For me, all it takes is a little shrug from someone else, signaling potential disapproval, to trigger the rumination process. Whereas, someone with a nervous system that’s a bit more robust might think nothing of such an inquiry. “Yep, I just got this scarf. I love it!”

These things are not supposed to faze men. We are taught from a young age that our worth is in our strength — both physical and emotional. “Movies, advertisements, the design of public spaces, all tell us we should be as tough as the Terminator, as stoic as Clint Eastwood, as outgoing as Goldie Hawn,” Aron wrote in her book The Highly Sensitive Person. “We should be pleasantly stimulated by bright lights, noise, a gang of cheerful fellows hanging out in a bar.”

For men, the ability to manage your emotions in interpersonal relationships so well that it looks like you don’t have any is the gold standard. Being an HSP makes that complicated.

Sometimes good-natured ribbing between friends can take a turn and end up really hurting me. Male bonding involves a lot of teasing, and if you can’t “take it,” you’re thought of as less than.

I recently initiated a conversation with a male friend about how I’d been feeling isolated because I didn’t enjoy typical young-people activities. Going to bars and meeting lots of new people at once are really hard for me, I explained. It’s so easy to become over-stimulated as an HSP, and it’s incredibly lonely to feel misunderstood by non-HSP friends and colleagues.

“I’m not a therapist,” he quickly rebuffed me.

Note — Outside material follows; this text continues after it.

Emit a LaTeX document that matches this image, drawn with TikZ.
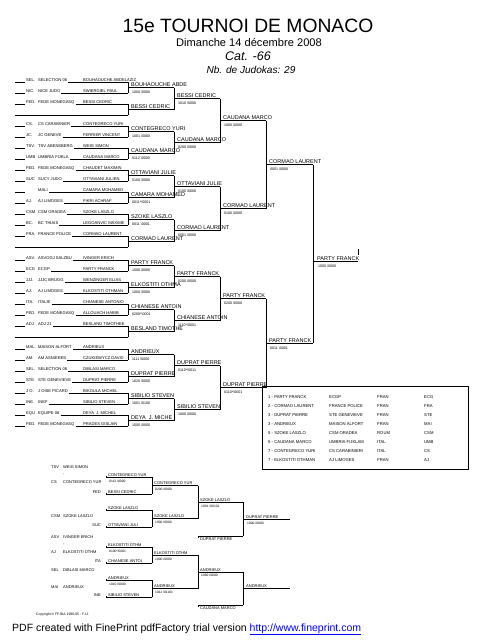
\documentclass[tikz,border=0pt]{standalone}
\usepackage{fontspec}
\setmainfont{Liberation Sans}
\tikzset{
  entry/.style={anchor=base west,inner sep=0pt,font=\fontsize{4.1}{5}\selectfont},
  winner/.style={anchor=base west,inner sep=0pt,font=\fontsize{5.5}{6}\selectfont},
  score/.style={anchor=base west,inner sep=0pt,font=\fontsize{3.6}{4}\selectfont},
  rep/.style={anchor=base west,inner sep=0pt,font=\fontsize{4}{5}\selectfont},
  repscore/.style={anchor=base west,inner sep=0pt,font=\fontsize{3.3}{4}\selectfont},
  tab/.style={anchor=base west,inner sep=0pt,font=\fontsize{4.2}{5}\selectfont},
  hline/.style={line width=0.5pt},
  vline/.style={line width=0.9pt},
}
\begin{document}
\begin{tikzpicture}[x=1pt,y=-1pt]
\useasboundingbox (0,0) rectangle (495,640);

% header
\node[anchor=base,inner sep=0pt,font=\fontsize{19.3}{20}\selectfont] (title) at (248,32) {15e TOURNOI DE MONACO};
\node[anchor=base,inner sep=0pt,font=\fontsize{11.1}{12}\selectfont] (date) at (249,46.5) {Dimanche 14 décembre 2008};
\node[anchor=base,inner sep=0pt,font=\fontsize{12.5}{13}\selectfont\itshape] (cat) at (248,60.5) {Cat. -66};
\node[anchor=base,inner sep=0pt,font=\fontsize{10.1}{11}\selectfont\itshape] (nb) at (251,73.5) {Nb. de Judokas: 29};

% main draw, entries
\foreach \y/\code/\club/\name [count=\i] in {
  82/SEL./SELECTION 06/BOUHAOUCHE ABDELAZIZ, 93/NIC./NICE JUDO/SWIERGIEL PAUL,
  104/FED./FEDE MONEGASQ/BESSI CEDRIC, 126/CS./CS CARABINIER/CONTEGRECO YURI,
  137/JC./JC GENEVE/FERRIER VINCENT, 148/TSV./TSV ABENSBERG/WEIG SIMON,
  159/UMB/UMBRIA FIJKLA/CAUDANA MARCO, 170/FED./FEDE MONEGASQ/CHAUDET MAXIMIN,
  181/SUC/SUCY JUDO/OTTAVIANI JULIEN, 192/{}/MALI/CAMARA MOHAMED,
  203/AJ./AJ LIMOGES/FIKRI ACHRAF, 214/CSM/CSM ORADEA/SZOKE LASZLO,
  225/BC./BC THIAIS/LEGOANVIC MAXIME, 236/FRA./FRANCE POLICE/CORMAO LAURENT,
  260/ASV./ASVOGJ SALZBU/IVINGER ERICH, 271/ECG/ECGP/PARTY FRANCK,
  282/JJJ./JJJC BRUGG/WENZINGER ELIAS, 293/AJ./AJ LIMOGES/ELKOSTITI OTHMAN,
  304/ITA./ITALIE/CHIANESE ANTONIO, 315/FED./FEDE MONEGASQ/ALLOUACH HABIB,
  326/ADJ./ADJ 21/BESLAND TIMOTHEE, 349/MAL./MAISON ALFORT/ANDRIEUX,
  360/AM./AM ASNIERES/CZUKIEWYCZ DAVID, 371/SEL./SELECTION 06/DIBLASI MARCO,
  382/STE./STE GENEVIEVE/DUPRAT PIERRE, 393/J O./J OISE PICARD/BIKOULA MICHEL,
  404/INE./INEF/SIBILIO STEVEN, 415/EQU/EQUIPE 06/DEYA\ \ J. MICHEL,
  426/FED./FEDE MONEGASQ/PRADES GISLAIN}{
  \draw[hline] (15,\y) -- (25,\y);
  \node[entry] (code\i) at (26,\y-0.6) {\code};
  \node[entry] (club\i) at (38,\y-0.6) {\club};
  \node[entry] (name\i) at (83,\y-0.6) {\name};
  \draw[hline] ([shift={(1,0.6)}]club\i.base east) -- (128,\y);
}
% byes
\draw[hline] (15,115) -- (128,115);
\draw[hline] (15,247) -- (128,247);
\draw[hline] (15,337) -- (128,337);

% round 1
\foreach \ya/\who/\res [count=\i] in {
  82/BOUHAOUCHE ABDE/1000 \textbackslash0000, 104/BESSI CEDRIC/{},
  126/CONTEGRECO YURI/1001 \textbackslash0000, 148/CAUDANA MARCO/0112 \textbackslash0000,
  170/OTTAVIANI JULIE/0100 \textbackslash0000, 192/CAMARA MOHAMED/0011*\textbackslash0001,
  214/SZOKE LASZLO/0011 \textbackslash0001, 236/CORMAO LAURENT/{},
  260/PARTY FRANCK/1000 \textbackslash0000, 282/ELKOSTITI OTHMA/1000 \textbackslash0000,
  304/CHIANESE ANTOIN/0200*\textbackslash0001, 326/BESLAND TIMOTHE/{},
  349/ANDRIEUX/1111 \textbackslash0000, 371/DUPRAT PIERRE/1020 \textbackslash0000,
  393/SIBILIO STEVEN/1001 \textbackslash0100, 415/DEYA\ \ J. MICHE/1000 \textbackslash0000}{
  \pgfmathsetmacro\ym{\ya+5.5}
  \draw[vline] (128,\ya) -- (128,\ya+11);
  \draw[hline] (128,\ym) -- (174,\ym);
  \node[winner] (ra\i) at (131,\ym-0.6) {\who};
  \node[score] at (132,\ym+6) {\res};
}

% round 2
\foreach \ya/\yb/\who/\res [count=\i] in {
  87.5/109.5/BESSI CEDRIC/1010 \textbackslash0000, 131.5/153.5/CAUDANA MARCO/0200 \textbackslash0000,
  175.5/197.5/OTTAVIANI JULIE/0100 \textbackslash0000, 219.5/241.5/CORMAO LAURENT/0001 \textbackslash0000,
  265.5/287.5/PARTY FRANCK/0200 \textbackslash0000, 309.5/331.5/CHIANESE ANTOIN/1110*\textbackslash0001,
  354.5/376.5/DUPRAT PIERRE/0110*\textbackslash0011, 398.5/420.5/SIBILIO STEVEN/1000 \textbackslash0000}{
  \pgfmathsetmacro\ym{(\ya+\yb)/2}
  \draw[vline] (174,\ya) -- (174,\yb);
  \draw[hline] (174,\ym) -- (220,\ym);
  \node[winner] (rb\i) at (177,\ym-0.6) {\who};
  \node[score] at (178,\ym+6) {\res};
}

% round 3
\foreach \ya/\yb/\who/\res [count=\i] in {
  98.5/142.5/CAUDANA MARCO/1000 \textbackslash0000, 186.5/230.5/CORMAO LAURENT/0100 \textbackslash0000,
  276.5/320.5/PARTY FRANCK/0200 \textbackslash0000, 365.5/409.5/DUPRAT PIERRE/0110*\textbackslash0001}{
  \pgfmathsetmacro\ym{(\ya+\yb)/2}
  \draw[vline] (220,\ya) -- (220,\yb);
  \draw[hline] (220,\ym) -- (266,\ym);
  \node[winner] (rc\i) at (223,\ym-0.6) {\who};
  \node[score] at (224,\ym+6) {\res};
}

% semi finals
\foreach \ya/\yb/\who/\res [count=\i] in {
  120.5/208.5/CORMAO LAURENT/0001 \textbackslash0000, 298.5/387.5/PARTY FRANCK/0011 \textbackslash0001}{
  \pgfmathsetmacro\ym{(\ya+\yb)/2}
  \draw[vline] (266,\ya) -- (266,\yb);
  \draw[hline] (266,\ym) -- (313,\ym);
  \node[winner] (rd\i) at (269,\ym-0.6) {\who};
  \node[score] at (270,\ym+6) {\res};
}

% final
\draw[vline] (313,164.5) -- (313,343);
\draw[hline] (313,261) -- (358,261);
\draw[hline] (358,249) -- (358,255);
\node[winner] (champ) at (317,260.4) {PARTY FRANCK};
\node[score] at (318,267) {1000 \textbackslash0000};

% results
\draw[hline] (262,386) rectangle (468,469);
\foreach \rk/\who/\club/\land/\cc [count=\i] in {
  1/PARTY FRANCK/ECGP/FRAN/ECG, 2/CORMAO LAURENT/FRANCE POLICE/FRAN/FRA,
  3/DUPRAT PIERRE/STE GENEVIEVE/FRAN/STE, 3/ANDRIEUX/MAISON ALFORT/FRAN/MAI,
  5/SZOKE LASZLO/CSM ORADEA/ROUM/CSM, 5/CAUDANA MARCO/UMBRIA FIJKLAM/ITAL/UMB,
  7/CONTEGRECO YURI/CS CARABINIERI/ITAL/CS, 7/ELKOSTITI OTHMAN/AJ LIMOGES/FRAN/AJ}{
  \node[tab] (rank\i) at (268,389+9*\i) {\rk\ - \who};
  \node[tab] at (329,389+9*\i) {\club};
  \node[tab] at (377,389+9*\i) {\land};
  \node[tab] at (424,389+9*\i) {\cc};
}

% repechages
\foreach \y/\code/\who [count=\i] in {
  468.5/TSV/WEIG SIMON, 483.5/CS/CONTEGRECO YUR, 517.5/CSM/SZOKE LASZLO,
  538.5/ASV/IVINGER ERICH, 553.5/AJ/ELKOSTITI OTHM, 571.5/SEL/DIBLASI MARCO,
  588.5/MAI/ANDRIEUX}{
  \node[rep] (rcode\i) at (51,\y) {\code};
  \node[rep] (rname\i) at (63,\y) {\who};
}
\node[rep] at (63,475.5) {-};
\node[rep] at (63,545.5) {-};

\foreach \y/\who/\res/\code [count=\i] in {
  477/CONTEGRECO YUR/0112 \slash0000/{}, 494/BESSI CEDRIC/{}/FED,
  510/SZOKE LASZLO/{}/{}, 527/OTTAVIANI JULI/{}/SUC,
  547/ELKOSTITI OTHM/0100*\slash0001/{}, 563/CHIANESE ANTOI/{}/ITA,
  580/ANDRIEUX/1010 \slash0000/{}, 597/SIBILIO STEVEN/{}/INE}{
  \draw[hline] (106,\y-1.5) -- (106,\y) -- (152,\y);
  \node[rep] (pool\i) at (108,\y-0.6) {\who};
  \node[repscore] at (109,\y+5) {\res};
  \node[rep,anchor=base east] at (101,\y-0.6) {\code};
}
\foreach \ya/\yb in {477/494, 510/527, 547/563, 580/597}
  \draw[vline] (152,\ya) -- (152,\yb);

\foreach \ym/\who/\res [count=\i] in {
  485.5/CONTEGRECO YUR/0200 \slash0000, 518.5/SZOKE LASZLO/1000 \slash0000,
  555/ELKOSTITI OTHM/1000 \slash0000, 588.5/ANDRIEUX/1011 \slash01101}{
  \draw[hline] (152,\ym) -- (198,\ym);
  \node[rep] (rp\i) at (154,\ym-0.6) {\who};
  \node[repscore] at (155,\ym+5) {\res};
}
\draw[vline] (198,485.5) -- (198,518.5);
\draw[vline] (198,555) -- (198,588.5);
\draw[hline] (198,502) -- (243,502);
\node[rep] (rq1) at (200,501.4) {SZOKE LASZLO};
\node[repscore] at (201,507) {1001 \slash00101};
\draw[hline] (198,571.75) -- (243,571.75);
\node[rep] (rq2) at (200,571.15) {ANDRIEUX};
\node[repscore] at (201,576.75) {1000 \slash0000};

% losers of the semi finals
\draw[hline] (198,538) -- (198,536) -- (243,536);
\node[rep] (semi1) at (200,540) {DUPRAT PIERRE};
\draw[hline] (198,607) -- (198,605) -- (243,605);
\node[rep] (semi2) at (200,609) {CAUDANA MARCO};

\draw[vline] (243,502) -- (243,536);
\draw[vline] (243,571.75) -- (243,605);
\draw[hline] (243,519) -- (290,519);
\node[rep] (bronze1) at (246,518.4) {DUPRAT PIERRE};
\node[repscore] at (247,524) {1000 \slash0000};
\draw[hline] (243,588.4) -- (290,588.4);
\node[rep] (bronze2) at (246,587.8) {ANDRIEUX};

% footer
\node[anchor=base west,inner sep=0pt,font=\fontsize{3.4}{4}\selectfont] (copy) at (36,615.5) {Copyright © FFJDA 1996-05 - F.I.J.};
\node[anchor=base west,inner sep=0pt,font=\fontsize{10.5}{11}\selectfont] (pdf) at (12,631) {PDF created with FinePrint pdfFactory trial version \textcolor{blue}{\underline{http://www.fineprint.com}}};
\end{tikzpicture}
\end{document}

I clumsily tried to explain that I wasn’t trying to solve anything — I just needed someone to talk to. His eyes darted elsewhere. He was polite but firm, and the message was clear: Talking about feelings so directly wasn’t welcome.

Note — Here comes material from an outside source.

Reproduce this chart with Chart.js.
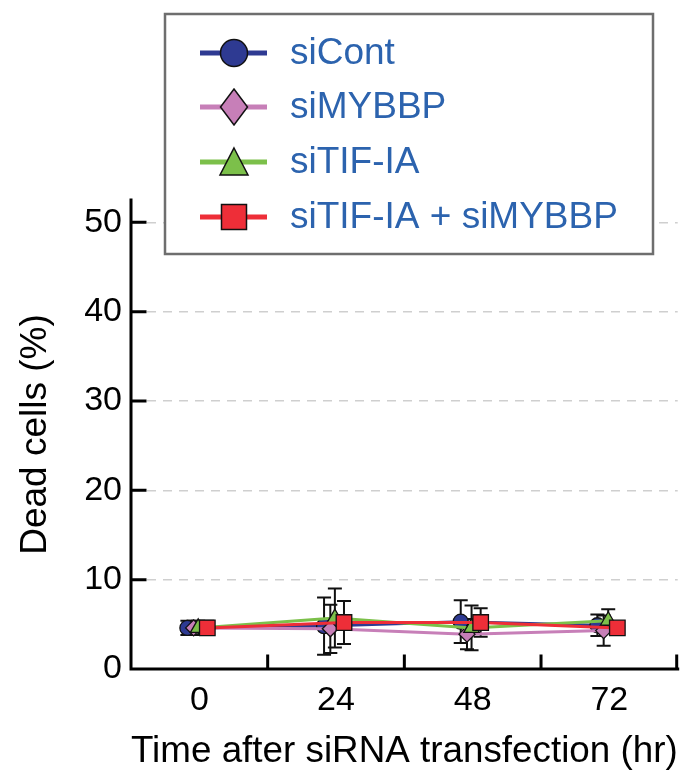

In typical HSP fashion, I thought about our interaction for a couple of weeks afterward, trying to figure out what I did wrong.

This conversation reinforced the perception that there’s something “unmanly” about feeling too deeply, or trying to talk about those feelings. It’s the same stigma that keeps many men from admitting they need help and getting treatment for mental health issues. Men die by suicide 3.5 times more often than women, according to the American Foundation for Suicide Prevention.

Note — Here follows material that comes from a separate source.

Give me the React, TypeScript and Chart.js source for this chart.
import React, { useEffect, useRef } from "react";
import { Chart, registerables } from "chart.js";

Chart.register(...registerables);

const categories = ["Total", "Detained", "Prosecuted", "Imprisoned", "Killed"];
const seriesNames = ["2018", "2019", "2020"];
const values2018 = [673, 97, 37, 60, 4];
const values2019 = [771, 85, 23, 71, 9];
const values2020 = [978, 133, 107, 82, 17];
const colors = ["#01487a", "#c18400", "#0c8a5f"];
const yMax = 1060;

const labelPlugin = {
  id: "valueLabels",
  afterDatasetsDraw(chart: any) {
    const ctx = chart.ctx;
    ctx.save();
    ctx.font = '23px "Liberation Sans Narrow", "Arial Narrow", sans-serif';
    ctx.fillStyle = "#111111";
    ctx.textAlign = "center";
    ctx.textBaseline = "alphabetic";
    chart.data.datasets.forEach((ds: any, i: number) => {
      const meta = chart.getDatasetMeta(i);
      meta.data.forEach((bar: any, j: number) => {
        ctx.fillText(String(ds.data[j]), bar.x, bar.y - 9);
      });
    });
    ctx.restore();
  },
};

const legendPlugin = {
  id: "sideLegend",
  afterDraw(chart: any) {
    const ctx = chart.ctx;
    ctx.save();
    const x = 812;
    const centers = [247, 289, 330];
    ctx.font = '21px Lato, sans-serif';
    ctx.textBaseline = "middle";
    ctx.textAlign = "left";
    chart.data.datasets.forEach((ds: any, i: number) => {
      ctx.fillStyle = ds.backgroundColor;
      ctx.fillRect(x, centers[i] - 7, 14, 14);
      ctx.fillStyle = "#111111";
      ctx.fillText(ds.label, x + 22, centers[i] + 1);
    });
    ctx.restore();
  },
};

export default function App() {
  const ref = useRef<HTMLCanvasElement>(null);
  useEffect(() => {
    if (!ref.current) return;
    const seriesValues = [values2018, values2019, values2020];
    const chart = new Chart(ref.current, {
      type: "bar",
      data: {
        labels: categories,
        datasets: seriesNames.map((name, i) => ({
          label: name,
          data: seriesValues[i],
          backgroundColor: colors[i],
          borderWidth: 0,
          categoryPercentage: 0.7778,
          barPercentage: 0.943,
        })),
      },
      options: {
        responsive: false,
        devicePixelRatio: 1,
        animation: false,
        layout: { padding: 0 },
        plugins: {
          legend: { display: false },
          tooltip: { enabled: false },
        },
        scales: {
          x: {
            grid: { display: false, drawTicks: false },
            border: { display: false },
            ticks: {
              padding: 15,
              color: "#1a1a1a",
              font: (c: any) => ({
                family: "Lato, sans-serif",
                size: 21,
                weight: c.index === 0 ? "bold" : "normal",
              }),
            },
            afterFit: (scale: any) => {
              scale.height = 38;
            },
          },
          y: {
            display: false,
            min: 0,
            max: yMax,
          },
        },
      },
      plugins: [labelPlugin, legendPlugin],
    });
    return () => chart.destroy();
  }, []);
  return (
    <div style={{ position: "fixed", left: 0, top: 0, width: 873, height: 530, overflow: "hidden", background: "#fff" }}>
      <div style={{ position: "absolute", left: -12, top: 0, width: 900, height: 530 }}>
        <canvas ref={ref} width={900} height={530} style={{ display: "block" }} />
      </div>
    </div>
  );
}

Our society generally does not recognize sensitivity as a strength for men. Don’t let the romantic comedy talk about how desirable “sensitive” guys are fool you. More than once, I’ve been ridiculed by women for not taking charge in romantic situations, for being too attentive, even for just voicing an appreciation of beauty in everyday surroundings. I’m painting with a broad brush here, but there’s certainly a threshold for how sensitive men are allowed to be before it stops being desirable and even starts being irritating.

But I’m also learning that sensitivity is what makes me an excellent listener, a considerate friend and thoughtful about things beyond myself. It allows me to notice subtle changes in people’s behavior or mood, which improves the quality of my relationships, and it allows me to notice the most granular of details in my professional life. It’s what gave me the wherewithal to eventually ask for help, to which I owe my life.

I’m not going to try to assert that I’m completely comfortable with my place in the world as an HSP. I try as best I can to reframe sensitivity as my own little superpower — like heat or night vision — that allows me to perceive the world with heightened intensity. That I can see and feel things that other people cannot. It doesn’t make me weak.

I hope that one day I will know this to be true: There is nothing that makes a man more human, empathetic and courageous than embracing his feelings head-on, without shame.